Implementing data retention boundaries rigorously often introduces workflow friction, requiring organisations to weigh stronger governance against convenience, latency, and supportability.

  • An employee uploads a contract draft to a hosted AI assistant. The boundary is crossed when the file is copied into the provider’s workspace, where enterprise deletion controls may no longer apply.
  • An AI agent retrieves secrets from a vault, then writes outputs to a ticketing platform. The boundary is crossed again if the platform stores attachments or conversation history beyond the organisation’s retention policy.
  • A developer uses a code-generation tool that caches prompts for safety review. Even if the source code stays internal, the prompt history may now sit in third-party telemetry governed by a different policy.
  • A customer-support bot forwards case notes into an external model endpoint. Retention must be assessed under both the SaaS contract and the organisation’s records schedule, not just the endpoint’s session timeout.
  • An identity workflow token is passed to an integration service for automated triage. Once the token and associated output land in the third party’s logs, the data retention boundary has effectively shifted.

These examples should be evaluated alongside controls for storage, revocation, and third-party exposure in the NHIMG research on non-human identity risk and the access-management guidance in NIST Cybersecurity Framework 2.0.

Why It Matters in NHI Security

Data retention boundaries are critical because NHI security failures often involve data that was never intended to leave governed systems. Once prompts, outputs, API keys, or embedded credentials are stored by a third party, the organisation may lose practical control over deletion, evidentiary retention, and downstream access. That creates exposure across secrets management, privacy, legal hold, and incident response. NHIMG research shows that 92% of organisations expose NHIs to third parties, raising supply chain security concerns, and that 79% have experienced secrets leaks, with 77% of those incidents causing tangible damage, as reported in Ultimate Guide to NHIs — Key Research and Survey Results. Practitioners should use this term when deciding whether an AI workflow can be approved at all, or whether it requires data minimisation, redaction, local processing, or contractual controls that match internal policy. For governance, the boundary should be mapped to retention schedules, access review cadence, and incident containment procedures, consistent with the risk-management emphasis in NIST Cybersecurity Framework 2.0. Organisations typically encounter this problem only after a prompt leak, vendor dispute, or subpoena, at which point the retention boundary becomes operationally unavoidable to address.

Standards & Framework Alignment

This section maps relevant standards and security frameworks to the operational risks and controls described in this guidance.

OWASP Non-Human Identity Top 10 address the attack and risk surface, while NIST CSF 2.0 and NIST AI RMF set the governance and control requirements practitioners need to meet.
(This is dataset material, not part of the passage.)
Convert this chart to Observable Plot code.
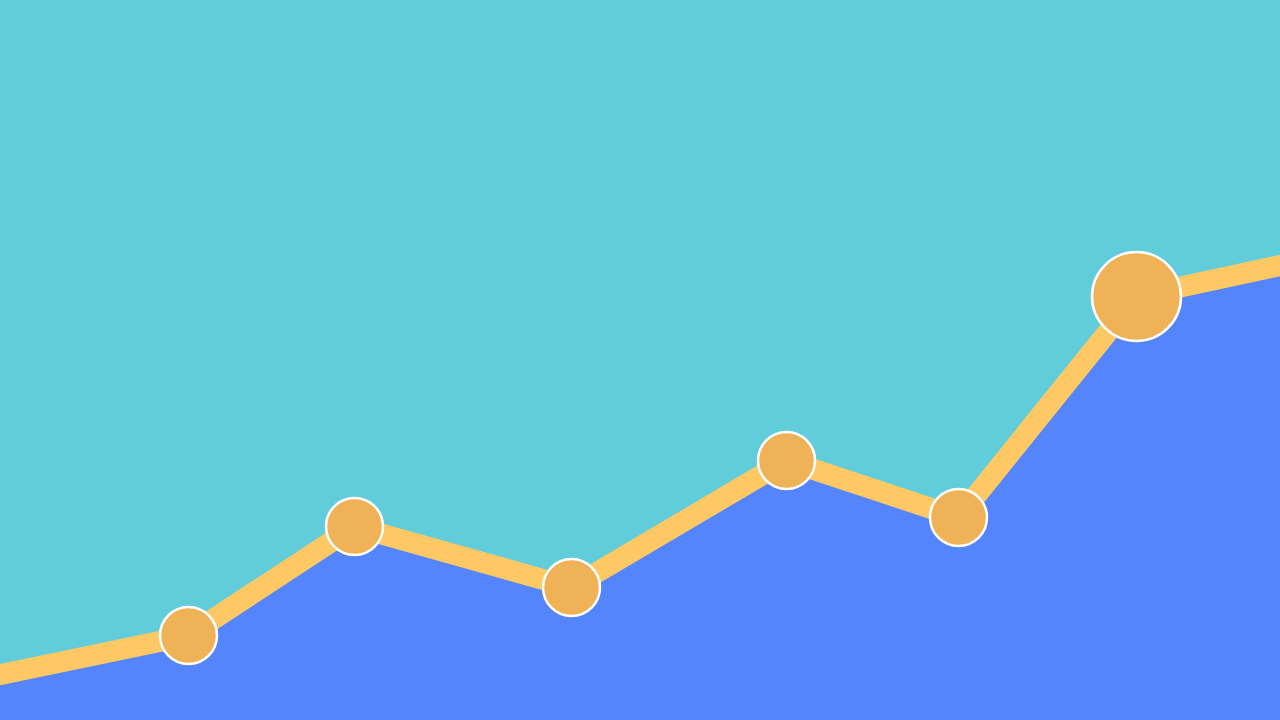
<!DOCTYPE html>
<html>
<head>
<meta charset="utf-8">
<script src="https://cdn.jsdelivr.net/npm/d3@7"></script>
<script src="https://cdn.jsdelivr.net/npm/@observablehq/plot@0.6"></script>
<style>
  html, body { margin: 0; padding: 0; background: #61CCDA; overflow: hidden; }
  svg { display: block; }
</style>
</head>
<body>
<div id="chart"></div>
<script>
// Series positions (x) and values (height above bottom)
const xs = [0, 188, 354, 571, 786, 958, 1136, 1280];
const values = [46, 85, 194, 133, 260, 203, 424, 455];
// Marker sizes for the interior points (0 = no marker)
const sizes = [0, 28.5, 28.5, 28.5, 28.5, 28.5, 44.5, 0];

const data = xs.map((x, i) => ({x, value: values[i], size: sizes[i]}));
const markers = data.filter(d => d.size > 0);

const chart = Plot.plot({
  width: 1280,
  height: 720,
  margin: 0,
  x: {domain: [0, 1280], axis: null},
  y: {domain: [0, 720], axis: null},
  r: {type: "identity"},
  style: {background: "#61CCDA", overflow: "hidden"},
  marks: [
    Plot.areaY(data, {x: "x", y: "value", fill: "#5485FD"}),
    Plot.line(data, {x: "x", y: "value", stroke: "#FEC864", strokeWidth: 21, strokeLinejoin: "round"}),
    Plot.dot(markers, {x: "x", y: "value", r: "size", fill: "#F0B256", stroke: "#FFFFFF", strokeWidth: 2.5})
  ]
});
document.getElementById("chart").appendChild(chart);
</script>
</body>
</html>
Framework Control / Reference Relevance
OWASP Non-Human Identity Top 10 NHI-02 Third-party storage of prompts and secrets expands improper secret handling risk.
NIST CSF 2.0 GV.RM-01 Retention boundaries are a governance risk decision tied to third-party exposure.
NIST AI RMF AI risk management covers data lifecycle, traceability, and downstream harm from retained inputs.

Minimise retained AI data, document lifecycle controls, and test for unintended persistence.